Don’t wait until you’re leaving to tap your network. This is an act I despise most.  It really irks me when people don’t contact me for months, years, decades and then all of a sudden because they need something, they decide to chit chat.  Don’t do that.  It’s rude and selfish.  You’ve heard me say countless times that your network needs to be cultivated and that means building relationships. While I’m not suggesting you email them every week, get into the habit of regular contact.  This could be quarterly, semi-annually or annually.  People like to help or do business with people they know.  And this is especially true when you’re looking for a job.  Don’t take the risk of appearing rude or selfish.  And as always, make sure you give something back in return.

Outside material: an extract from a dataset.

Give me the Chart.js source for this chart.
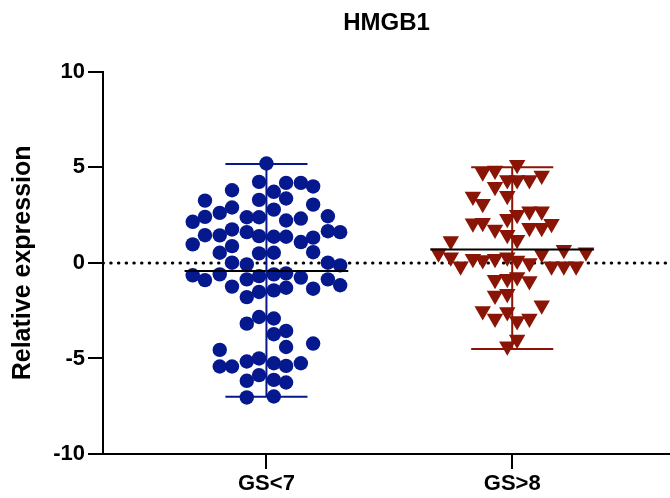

Translate your skills and experience into new areas. Now, as a recruiter, it is my job to find matches based on what the hiring manager needs.  Sometimes these managers are inflexible and have specific requirements of their applicants.  Some times I can talk them into relaxing their requirements and look at comparable skills, but most times I can’t.  That is true for most recruiters.  So it’s up to you to really sell yourself.  Way before you start job hunting, examine your skills and accomplishments.  Read the different postings on various job boards to get an idea of what people are looking for.  Talk to people in different companies and industries who would be considered your counterparts and ask about typical routines and expected accomplishments. Journal your findings and thoughts on your own skills.  Run through scenarios where your skills could translate.  Once you have this down, when you begin interviewing, you can show your true value to potential employers.  Bridge your talents to the job and find the connection.

What will you look back on and be proud of in your career? Keep track of all of your “hits” and document them. Reference them in your resume, but don’t go into deep detail.  Word it in a way that makes the reader interested in learning more. Then in your interview, you can give them full details. Substantiate you hits with written references from supervisors, team mates and/or clients.

Set up a resume for success. Highlight accomplishments and awards. If you write for or own websites or blogs, list them.  Social media is becoming hugely acceptable by recruiters these days.  They want to get a look into your thought process.  Don’t write your resume as a chronological listing of job descriptions.  Anyone can lift verbiage from job ads or descriptions.  Nobody cares about the generic description of what your supposed to do in a job.  They care about what you actually accomplished and how good you were at your job. If you’ve jumped around quite a bit, as in the case of contractors, prepare a functional resume.  Always try to keep your resume at two pages. Anything beyond that is clutter.  As a rule of thumb, go back ten years in detail, and condense the rest.  Always focus on key accomplishments and significant contributions.

Assemble your cheering section and get it in writing. Now is the time to get the people who support and encourage you best to speak on your behalf.  Ask for letters of reference and ask them to honestly give their assessment of you professionally. Do not confuse this with Linked In recommendations.  Those are good if people go to your profile and read them.  But you should have a career portfolio, and part of that portfolio is a section with written recommendations and acknowledgments.  While you’re asking for references, make sure the people you ask are open to you listing them as references.  Be courteous and let them know each time you use them as a reference so they’ll be prepared for phone calls or email.

Sometimes it takes a lot to decide to leave a job.  The bottom line is you have to remain loyal to yourself and make the decisions that are best for your professional success.  There’s a right and a wrong way to do it.  Make sure you always do it the right way.